Denominaron a su aparato Cinematógrafo (del griego, kinema, movimiento, y grafein, escribir), utilizando una raíz etimológica que junto con la de “vida” (bios,
vita), servirá para designar casi todos los artefactos europeos y americanos
de esta época relacionados con el registro y proyección de imágenes animadas.
El aparato de Lumiére era el más
simple y perfecto de los construidos hasta la fecha: servía indistintamente de
tomavistas, de proyector y para tirar copias. Funcionaba accionado por una
manivela que arrastraba la película (fabricada por Lumiére, con el mismo
formato de Edison), a la cadencia de 16 imágenes por segundo (esta cadencia no
se estabilizó hasta después de 1920, con la incorporación de motores a las
cámaras, para alcanzar las 24 imágenes por segundo al llegar el cine sonoro).
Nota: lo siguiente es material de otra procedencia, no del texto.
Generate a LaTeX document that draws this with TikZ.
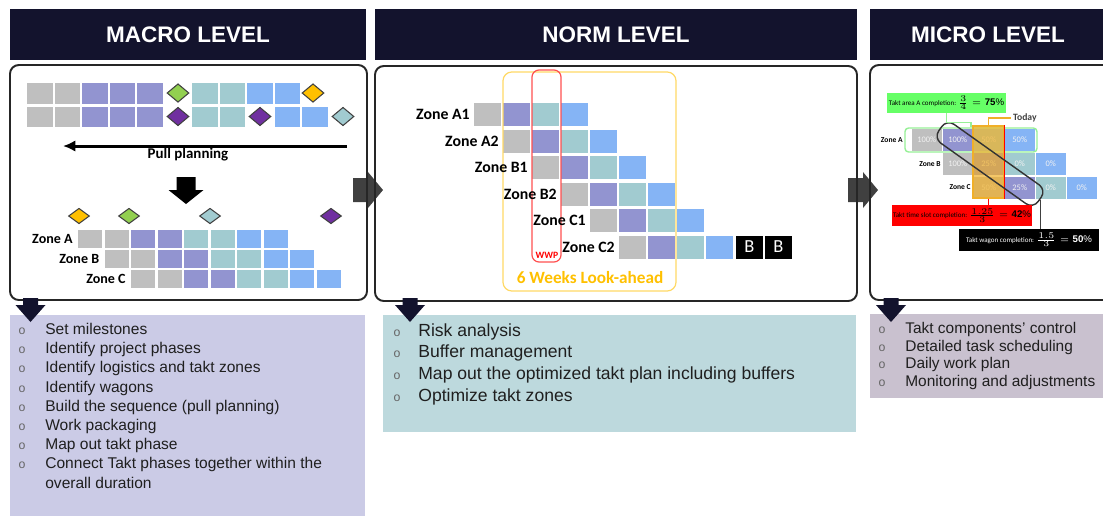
\documentclass[tikz,border=0pt]{standalone}
\usepackage{fontspec}
\usepackage{amsmath}
\setmainfont{Liberation Sans}
\newfontfamily\carl{Carlito}
\usetikzlibrary{arrows.meta, shapes.geometric}
\definecolor{xNavy}{RGB}{19,19,45}
\definecolor{xGray}{RGB}{191,191,191}
\definecolor{xPurp}{RGB}{146,148,208}
\definecolor{xTeal}{RGB}{161,203,208}
\definecolor{xBlue}{RGB}{133,180,245}
\definecolor{xMsGreen}{RGB}{146,208,80}
\definecolor{xMsOrange}{RGB}{255,192,0}
\definecolor{xMsPurple}{RGB}{112,48,160}
\definecolor{xLav}{RGB}{203,203,230}
\definecolor{xAqua}{RGB}{189,217,221}
\definecolor{xMauve}{RGB}{201,193,207}
\definecolor{xArrow}{RGB}{64,64,64}
\definecolor{xLook}{RGB}{255,217,102}
\definecolor{xLookTxt}{RGB}{255,192,0}
\definecolor{xWwp}{RGB}{255,80,80}
\definecolor{xLime}{RGB}{102,255,102}
\definecolor{xLimeLine}{RGB}{150,240,150}
\definecolor{xToday}{RGB}{240,175,40}
% block arrows: colour, x, top, head start, tip, shaft half, head half
\newcommand{\DnArrow}[7]{\fill[#1] ({#2-#6},#3) -- ({#2+#6},#3) -- ({#2+#6},#4) -- ({#2+#7},#4) -- (#2,#5) -- ({#2-#7},#4) -- ({#2-#6},#4) -- cycle;}
\newcommand{\RtArrow}[1]{\fill[xArrow] (#1,178) -- ({#1+15},178) -- ({#1+15},172) -- ({#1+30},190) -- ({#1+15},208) -- ({#1+15},202) -- (#1,202) -- cycle;}
\tikzset{
  lvlhead/.style={fill=xNavy, text=white, font=\fontsize{12.8}{15}\selectfont\bfseries, minimum height=1.02cm, inner sep=0pt},
  panel/.style={draw=black!85, line width=1.1pt, rounded corners=5pt},
  mstone/.style={diamond, draw=black!75, line width=0.6pt, minimum width=0.44cm, minimum height=0.37cm, inner sep=0pt},
  zlab/.style={anchor=east, inner sep=0pt, font=\carl\bfseries\fontsize{8}{9}\selectfont},
  nlab/.style={anchor=east, inner sep=0pt, font=\carl\bfseries\fontsize{9}{10}\selectfont},
  ulab/.style={anchor=east, inner sep=0pt, font=\carl\bfseries\fontsize{4.3}{5}\selectfont},
  bul/.style={anchor=base, inner sep=0pt, text=black!60, font=\fontsize{7}{8}\selectfont},
  item/.style={anchor=base west, inner sep=0pt, text=black!88},
  bcell/.style={fill=black, text=white, minimum width=0.54cm, minimum height=0.46cm, inner sep=0pt, font=\carl\fontsize{10.5}{11}\selectfont},
  pct/.style={fill=#1, minimum width=0.59cm, minimum height=0.44cm, inner sep=0pt, text=white!90!gray, font=\carl\fontsize{4.8}{5}\selectfont},
  tag/.style={minimum height=0.41cm, inner sep=0pt, font=\carl\fontsize{4}{5}\selectfont},
  pull/.style={-{Latex[length=7pt,width=6.5pt]}, line width=1.7pt},
  gline/.style={xLimeLine, line width=0.8pt},
  oline/.style={xToday, line width=0.8pt},
  rline/.style={red, line width=0.7pt},
  kline/.style={black!75, line width=0.6pt},
}
\begin{document}
\begin{tikzpicture}[x=0.02cm, y=-0.02cm]
  \useasboundingbox (0,0) rectangle (1103,515);
  % headers
  \node[lvlhead, minimum width=7.12cm] (hMacro) at (188,34.5) {MACRO LEVEL};
  \node[lvlhead, minimum width=9.64cm] (hNorm) at (616,34.5) {NORM LEVEL};
  \node[lvlhead, minimum width=4.72cm] (hMicro) at (988,34.5) {MICRO LEVEL};

  % task lists
  \fill[xLav] (10,315) rectangle (365,520);
  \foreach \t [count=\i from 0] in {Set milestones, Identify project phases, Identify logistics and takt zones, Identify wagons, Build the sequence (pull planning), Work packaging, Map out takt phase, Connect Takt phases together within the} {
    \node[bul] (mb\i) at (22,{334.5+19.2*\i}) {o};
    \node[item, font=\fontsize{8.85}{10}\selectfont] (mt\i) at (45,{334.5+19.2*\i}) {\t};
  }
  \node[item, font=\fontsize{8.85}{10}\selectfont] (mt8) at (45,488.5) {overall duration};

  \fill[xAqua] (383,315) rectangle (856,432);
  \foreach \t [count=\i from 0] in {Risk analysis, Buffer management, Map out the optimized takt plan including buffers, Optimize takt zones} {
    \node[bul] (nb\i) at (397,{336+21.9*\i}) {o};
    \node[item, font=\fontsize{10}{11}\selectfont] (nt\i) at (418,{336+21.9*\i}) {\t};
  }

  \fill[xMauve] (870,314) rectangle (1110,398);
  \foreach \t [count=\i from 0] in {Takt components’ control, Detailed task scheduling, Daily work plan, Monitoring and adjustments} {
    \node[bul] (ub\i) at (882,{333.3+17.8*\i}) {o};
    \node[item, font=\fontsize{8.8}{10}\selectfont] (ut\i) at (905,{333.3+17.8*\i}) {\t};
  }

  % macro level
  \foreach \x/\c in {27/xGray,54.5/xGray,82/xPurp,109.5/xPurp,137/xPurp,192/xTeal,219.5/xTeal,247/xBlue,274.5/xBlue}
    \fill[\c] (\x,83) rectangle ++(25.5,20.5);
  \foreach \x/\c in {27/xGray,54.5/xGray,82/xPurp,109.5/xPurp,137/xPurp,192/xTeal,219.5/xTeal,274.5/xBlue,302/xBlue}
    \fill[\c] (\x,106.5) rectangle ++(25.5,20.5);
  \node[mstone, fill=xMsGreen]  (ms1) at (178,93) {};
  \node[mstone, fill=xMsOrange] (ms2) at (313,93) {};
  \node[mstone, fill=xMsPurple] (ms3) at (178,116.5) {};
  \node[mstone, fill=xMsPurple] (ms4) at (260,116.5) {};
  \node[mstone, fill=xTeal]     (ms5) at (343,116.5) {};

  \coordinate (ppR) at (347,146);
  \coordinate (ppL) at (63,146);
  \draw[pull] (ppR) -- (ppL);
  \node[font=\carl\bfseries\fontsize{8.5}{9}\selectfont] (pp) at (188,155) {Pull planning};
  \DnArrow{black}{186}{177}{190}{204}{9.5}{17.5}

  \node[mstone, fill=xMsOrange, minimum width=0.42cm, minimum height=0.31cm] (ls1) at (79,216) {};
  \node[mstone, fill=xMsGreen,  minimum width=0.42cm, minimum height=0.31cm] (ls2) at (129,216) {};
  \node[mstone, fill=xTeal,     minimum width=0.42cm, minimum height=0.31cm] (ls3) at (210,216) {};
  \node[mstone, fill=xMsPurple, minimum width=0.42cm, minimum height=0.31cm] (ls4) at (331,216) {};
  \foreach \z [count=\r from 0] in {A,B,C} {
    \foreach \c [count=\k from 0] in {xGray,xGray,xPurp,xPurp,xTeal,xTeal,xBlue,xBlue}
      \fill[\c] ({78+26.5*(\r+\k)},{230+20*\r}) rectangle ++(24,18);
    \node[zlab] (z\z) at ({73+26.5*\r},{239+20*\r}) {Zone \z};
  }

  % norm level
  \foreach \z [count=\r from 0] in {A1,A2,B1,B2,C1,C2}
    \foreach \c [count=\k from 0] in {xGray,xPurp,xTeal,xBlue}
      \fill[\c] ({474+29*(\r+\k)},{103+26.5*\r}) rectangle ++(27,23);
  \node[bcell] (nB1) at (749.5,247) {B};
  \node[bcell] (nB2) at (778.5,247) {B};
  \draw[xLook, line width=0.7pt, rounded corners=5pt] (503,72) rectangle (676,291);
  \draw[xWwp, line width=0.7pt, rounded corners=4pt] (532,70) rectangle (561,262);
  \node[text=red, font=\carl\bfseries\fontsize{5.5}{6}\selectfont] (wwp) at (547,255) {WWP};
  \node[text=xLookTxt, font=\carl\bfseries\fontsize{9.8}{11}\selectfont] (look) at (590,278) {6 Weeks Look-ahead};
  \foreach \z [count=\r from 0] in {A1,A2,B1,B2,C1,C2}
    \node[nlab] (n\z) at ({470+29*\r},{114.5+26.5*\r}) {Zone \z};

  % micro level
  \foreach \c/\p [count=\k from 0] in {xGray/100\%,xPurp/100\%,xTeal/50\%,xBlue/50\%}
    \node[pct=\c] (uA\k) at ({926.75+31*\k},140) {\p};
  \foreach \c/\p [count=\k from 1] in {xGray/100\%,xPurp/25\%,xTeal/0\%,xBlue/0\%}
    \node[pct=\c] (uB\k) at ({926.75+31*\k},164) {\p};
  \foreach \c/\p [count=\k from 2] in {xGray/50\%,xPurp/25\%,xTeal/0\%,xBlue/0\%}
    \node[pct=\c] (uC\k) at ({926.75+31*\k},187.5) {\p};
  \node[ulab] (uZA) at (903,140) {Zone A};
  \node[ulab] (uZB) at (941,164) {Zone B};
  \node[ulab] (uZC) at (971,187.5) {Zone C};

  \node[draw=xLimeLine, line width=0.8pt, rounded corners=2pt, minimum width=2.64cm, minimum height=0.48cm] (zAo) at (971,140) {};
  \node[fill=xToday, fill opacity=0.7, draw=xToday, line width=0.8pt, minimum width=0.62cm, minimum height=1.44cm] (today) at (988.5,162) {};
  \draw[rline] (today.north east) -- (today.south east);
  \node[draw=black!80, line width=0.8pt, rounded corners=5pt, rotate=-35.4, minimum width=2.44cm, minimum height=0.46cm] (wag) at (990,164) {};

  \node[tag, fill=xLime, minimum width=2.38cm, minimum height=0.4cm] (gA) at (946.5,103) {Takt area A completion: {\fontsize{5.5}{6}\selectfont$\frac{3}{4}=\mathbf{75\%}$}};
  \node[tag, fill=red, minimum width=2.8cm] (rbox) at (962,215.5) {Takt time slot completion: {\fontsize{5.5}{6}\selectfont$\frac{1.25}{3}=\mathbf{42\%}$}};
  \node[tag, fill=black, text=white, minimum width=2.8cm, minimum height=0.44cm] (kbox) at (1029,240) {Takt wagon completion: {\fontsize{5.5}{6}\selectfont$\frac{1.5}{3}=\mathbf{50\%}$}};
  \node[anchor=west, inner sep=1pt, text=black!75, font=\carl\bfseries\fontsize{5.5}{6}\selectfont] (tdy) at (1011,118) {Today};

  \draw[gline] (gA.south) -- ++(0,9) -| (zAo.north);
  \draw[oline] (today.north) |- (tdy.west);
  \draw[rline] (today.south) -- (rbox.north -| today.south);
  \draw[kline] (wag.east) -- (kbox.north -| wag.east);

  % level arrows and frames
  \RtArrow{353}
  \RtArrow{848}
  \draw[panel] (10,65) rectangle (367,300);
  \draw[panel] (375,66) rectangle (857,301);
  \draw[panel] (870,65) rectangle (1115,300);
  \DnArrow{xNavy}{30.5}{298}{305}{322}{7.5}{15}
  \DnArrow{xNavy}{410}{298}{305}{322}{7.5}{15}
  \DnArrow{xNavy}{891}{298}{305}{322}{7.5}{15}
\end{tikzpicture}
\end{document}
Al afrontar con éxito desbordante
la prueba de la exhibición pública, el invento de Lumiére cerró definitivamente
el período de las experiencias de laboratorio y dio remate a un cúmulo de
búsquedas, realizadas en Europa y América, para conseguir eso que Ilya Ehrenburg
llamará, no sin ironía, la “fábrica de sueños”, que nace, y no es casual, el
mismo año en que un tal Sigmund Freud, en colaboración con Breuer,
publica en Viena sus Estudios
sobre la histeria. Pero con el invento de Lumiére se
cierra un ciclo en la historia de la
cultura, cobra vida un mito universal que anidaba en
los repliegues del subconsciente humano, testimoniado por los veinticinco mil años de
esfuerzos de artistas y magos primero y de sabios
después, tratando de atrapar los fugaces e inestables contornos de
la realidad. Esta caza de sombras, que se inicia en las lejanas tinieblas de
Altamira, concluye en París, en el ocaso del siglo XIX, gracias al arrollador progreso científico y técnico de la
centuria.
Una
vez más el cerebro del hombre ha sido capaz de materializar sus sueños.